# The exercise
Return the material exactly as supplied, apart from the pictures, which are omitted.

# Dataset excerpt

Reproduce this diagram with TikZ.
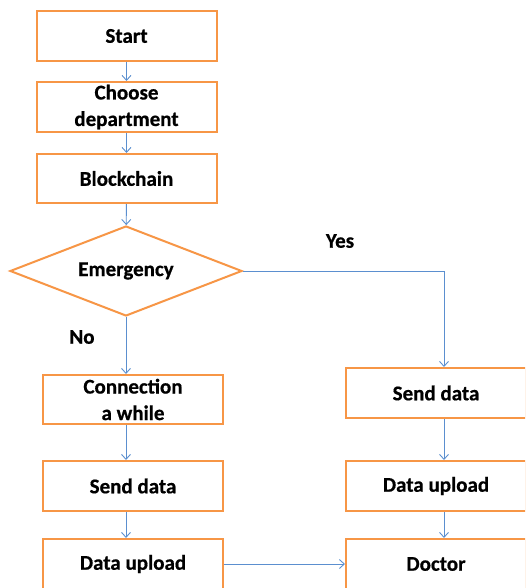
\documentclass[tikz,border=0pt]{standalone}
\usepackage{fontspec}
\setmainfont{Carlito}[BoldFeatures={FakeBold=0.6}]
\usetikzlibrary{shapes.geometric,arrows.meta}
\definecolor{boxorange}{HTML}{F79646}
\definecolor{lineblue}{HTML}{5B8FCF}
\tikzset{
  box/.style={draw=boxorange, line width=2pt, rectangle, minimum width=180pt, minimum height=50pt,
    inner sep=0pt, align=center, font=\fontsize{21}{26.5}\selectfont\bfseries},
  decision/.style={draw=boxorange, line width=2pt, diamond, aspect=2.55, minimum width=232pt, minimum height=90pt,
    inner sep=0pt, font=\fontsize{21}{26}\selectfont\bfseries},
  arr/.style={draw=lineblue, line width=0.9pt, -{Straight Barb[length=5pt,width=9pt]}},
  lbl/.style={font=\fontsize{21}{26}\selectfont\bfseries, inner sep=0pt}
}
\begin{document}
\begin{tikzpicture}[x=1pt,y=-1pt]
\useasboundingbox (0,0) rectangle (525,588);
\clip (0,0) rectangle (525,588);
\fill[white] (0,0) rectangle (525,588);
\node[box] (start) at (126.5,36) {Start};
\node[box] (choose) at (126.5,107) {Choose\\department};
\node[box, minimum height=49pt] (block) at (126.5,178.5) {Blockchain};
\node[decision] (emer) at (126,271) {Emergency};
\node[box, minimum height=49pt] (conn) at (133,399.5) {Connection\\a while};
\node[box] (send1) at (133,486) {Send data};
\node[box] (up1) at (133,564) {Data upload};
\node[box] (send2) at (436,393) {Send data};
\node[box] (up2) at (436,486) {Data upload};
\node[box] (doc) at (436,564) {Doctor};
\coordinate (lx) at (126,0);
\coordinate (rx) at (444,0);
\node[lbl] (yes) at (340,241) {Yes};
\node[lbl] (no) at (82,337) {No};
\draw[arr] (start) -- (choose);
\draw[arr] (choose) -- (block);
\draw[arr] (block) -- (emer);
\draw[arr] (emer.south) -- (lx |- conn.north);
\draw[arr] (lx |- conn.south) -- (lx |- send1.north);
\draw[arr] (lx |- send1.south) -- (lx |- up1.north);
\draw[arr] (emer.east) -- (rx |- emer.east) -- (rx |- send2.north);
\draw[arr] (rx |- send2.south) -- (rx |- up2.north);
\draw[arr] (rx |- up2.south) -- (rx |- doc.north);
\draw[arr] (up1.east) -- (doc.west);
\end{tikzpicture}
\end{document}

# Solution below
Reproduce this diagram with TikZ.
\documentclass[tikz,border=0pt]{standalone}
\usepackage{fontspec}
\setmainfont{Carlito}[BoldFeatures={FakeBold=0.6}]
\usetikzlibrary{shapes.geometric,arrows.meta}
\definecolor{boxorange}{HTML}{F79646}
\definecolor{lineblue}{HTML}{5B8FCF}
\tikzset{
  box/.style={draw=boxorange, line width=2pt, rectangle, minimum width=180pt, minimum height=50pt,
    inner sep=0pt, align=center, font=\fontsize{21}{26.5}\selectfont\bfseries},
  decision/.style={draw=boxorange, line width=2pt, diamond, aspect=2.55, minimum width=232pt, minimum height=90pt,
    inner sep=0pt, font=\fontsize{21}{26}\selectfont\bfseries},
  arr/.style={draw=lineblue, line width=0.9pt, -{Straight Barb[length=5pt,width=9pt]}},
  lbl/.style={font=\fontsize{21}{26}\selectfont\bfseries, inner sep=0pt}
}
\begin{document}
\begin{tikzpicture}[x=1pt,y=-1pt]
\useasboundingbox (0,0) rectangle (525,588);
\clip (0,0) rectangle (525,588);
\fill[white] (0,0) rectangle (525,588);
\node[box] (start) at (126.5,36) {Start};
\node[box] (choose) at (126.5,107) {Choose\\department};
\node[box, minimum height=49pt] (block) at (126.5,178.5) {Blockchain};
\node[decision] (emer) at (126,271) {Emergency};
\node[box, minimum height=49pt] (conn) at (133,399.5) {Connection\\a while};
\node[box] (send1) at (133,486) {Send data};
\node[box] (up1) at (133,564) {Data upload};
\node[box] (send2) at (436,393) {Send data};
\node[box] (up2) at (436,486) {Data upload};
\node[box] (doc) at (436,564) {Doctor};
\coordinate (lx) at (126,0);
\coordinate (rx) at (444,0);
\node[lbl] (yes) at (340,241) {Yes};
\node[lbl] (no) at (82,337) {No};
\draw[arr] (start) -- (choose);
\draw[arr] (choose) -- (block);
\draw[arr] (block) -- (emer);
\draw[arr] (emer.south) -- (lx |- conn.north);
\draw[arr] (lx |- conn.south) -- (lx |- send1.north);
\draw[arr] (lx |- send1.south) -- (lx |- up1.north);
\draw[arr] (emer.east) -- (rx |- emer.east) -- (rx |- send2.north);
\draw[arr] (rx |- send2.south) -- (rx |- up2.north);
\draw[arr] (rx |- up2.south) -- (rx |- doc.north);
\draw[arr] (up1.east) -- (doc.west);
\end{tikzpicture}
\end{document}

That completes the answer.